Four DeFi Protocols Hit Negative Revenue in March—Are We Witnessing the Great DeFi Consolidation or Just the End of Ponzinomics?
March 2026 data from DeFiLlama just dropped a bombshell: at least four major DeFi protocols—Zora, Blast, HumidiFi, and Kairos Timeboost—posted negative revenue for the month. For those not tracking this metric closely, that means operational costs exceeded transaction fee income. In plain English: these protocols are bleeding money.
The VC Paradox
Here’s what makes this particularly striking: Blast raised $20 million in VC funding, and Zora secured a whopping $60 million at a $600 million valuation. Yet despite this war chest, neither could convert capital into sustainable operations. When you’re burning through investor money faster than users are generating fees, you’re not running a protocol—you’re running a countdown timer.

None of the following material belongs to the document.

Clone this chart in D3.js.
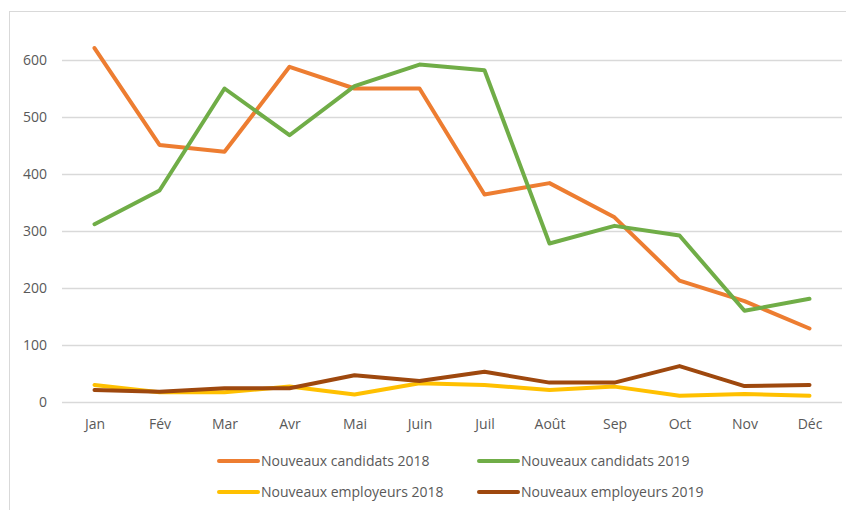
<!DOCTYPE html>
<html>
<head>
<meta charset="utf-8">
<script src="https://cdn.jsdelivr.net/npm/d3@7"></script>
<style>
  body { margin: 0; background: #fff; }
  text { font-family: "Open Sans", "Liberation Sans", sans-serif; fill: #595959; }
</style>
</head>
<body>
<div id="chart"></div>
<script>
// months on the x axis
const months = ["Jan", "Fév", "Mar", "Avr", "Mai", "Juin", "Juil", "Août", "Sep", "Oct", "Nov", "Déc"];
const yTicks = [0, 100, 200, 300, 400, 500, 600];

// values
const candidats2018 = [621, 451, 439, 588, 550, 550, 364, 384, 324, 213, 177, 129];
const candidats2019 = [312, 371, 550, 468, 554, 592, 582, 278, 309, 292, 160, 181];
const employeurs2018 = [30, 17, 17, 27, 13, 33, 30, 21, 27, 11, 14, 11];
const employeurs2019 = [21, 18, 24, 24, 47, 37, 53, 34, 34, 63, 28, 30];

const seriesNames = ["Nouveaux candidats 2018", "Nouveaux candidats 2019", "Nouveaux employeurs 2018", "Nouveaux employeurs 2019"];
const seriesColors = ["#ED7D31", "#70AD47", "#FFC000", "#9E480E"];
const allSeries = [candidats2018, candidats2019, employeurs2018, employeurs2019];

const width = 846, height = 510;
const margin = {top: 60, right: 4, bottom: 108, left: 62};

const svg = d3.select("#chart")
  .append("svg")
    .attr("width", width)
    .attr("height", height);

// light frame of the chart area
svg.append("rect")
  .attr("x", 9.5).attr("y", 11.5)
  .attr("width", width).attr("height", height)
  .attr("fill", "none")
  .attr("stroke", "#D9D9D9");

const x = d3.scalePoint()
  .domain(months)
  .range([margin.left, width - margin.right])
  .padding(0.5);

const y = d3.scaleLinear()
  .domain([0, 600])
  .range([height - margin.bottom, margin.top]);

// gridlines + y labels
const yAxis = svg.append("g")
  .attr("transform", `translate(${margin.left},0)`)
  .call(d3.axisLeft(y).tickValues(yTicks).tickSize(-(width - margin.left - margin.right)).tickPadding(15));
yAxis.select(".domain").remove();
yAxis.selectAll(".tick line").attr("stroke", "#D9D9D9").attr("stroke-width", 1.3);
yAxis.selectAll(".tick text").attr("font-size", 14).attr("fill", "#595959")
  .style("font-family", "'Open Sans', sans-serif");

// x labels
const xAxis = svg.append("g")
  .attr("transform", `translate(0,${y(0)})`)
  .call(d3.axisBottom(x).tickSize(0).tickPadding(17));
xAxis.select(".domain").remove();
xAxis.selectAll(".tick text").attr("font-size", 14).attr("fill", "#595959")
  .style("font-family", "'Open Sans', sans-serif");

const line = d3.line()
  .x((d, i) => x(months[i]))
  .y(d => y(d));

allSeries.forEach((vals, k) => {
  svg.append("path")
    .datum(vals)
    .attr("fill", "none")
    .attr("stroke", seriesColors[k])
    .attr("stroke-width", 4)
    .attr("stroke-linejoin", "round")
    .attr("stroke-linecap", "round")
    .attr("d", line);
});

// legend, 2 x 2
const legendCols = [219, 479];
const legendRows = [461, 492];
seriesNames.forEach((name, k) => {
  const lx = legendCols[k % 2], ly = legendRows[Math.floor(k / 2)];
  const g = svg.append("g").attr("transform", `translate(${lx},${ly})`);
  g.append("line")
    .attr("x1", 0).attr("x2", 39)
    .attr("y1", 0).attr("y2", 0)
    .attr("stroke", seriesColors[k])
    .attr("stroke-width", 4)
    .attr("stroke-linecap", "round");
  g.append("text")
    .attr("x", 42).attr("y", 5)
    .attr("font-size", 14)
    .text(name);
});
</script>
</body>
</html>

What’s Actually Happening?
Negative protocol revenue typically signals one or more of these problems:
- Low user activity - Nobody’s actually using the product enough to generate meaningful fees
- Aggressive subsidy programs - Token emissions and liquidity mining costs exceed revenue
- Misaligned economics - The fundamental business model doesn’t work
As someone who’s built yield optimization strategies for years, I’ve watched protocols go through this cycle repeatedly. High APYs attract mercenary capital. That capital leaves the moment incentives dry up. Fees never materialize because users were never there for the product—they were there for the yield.
The Shift to Real Revenue
What’s encouraging is the broader trend: lending protocols are now generating 65% of their yield from actual borrow demand rather than token emissions. Protocols like Aave, Lido, and Hyperliquid have proven that sustainable DeFi IS possible. They charge real fees for real services. Imagine that.
The Fundamental Question
So here’s what I keep asking myself: Is this March data showing us healthy market consolidation—where only sustainable protocols survive—or are we just watching the inevitable collapse of ponzinomics catching up to reality?
From where I sit, running YieldMax, revenue sustainability isn’t just a nice-to-have. It’s existential. We optimize yields, but if the underlying protocol economics are broken, there’s no yield to optimize. Just token emissions masquerading as returns.
What This Means for Builders
If you’re building in DeFi right now, the message is clear:
- TVL is a vanity metric if it evaporates when incentives stop
- Token emissions are not a business model (they’re a distribution mechanism)
- Fees need to cover costs or you’re dependent on VC charity
- Real revenue comes from real value to actual users
The protocols that survive this shakeout will be the ones solving genuine problems, charging sustainable fees, and building for the long haul.
Question for the Community
What do you all think separates sustainable DeFi from ponzinomics? Are negative revenue protocols necessarily doomed, or could some be in a legitimate “investment phase” before profitability? I’d love to hear perspectives from other builders, especially those who’ve navigated this transition.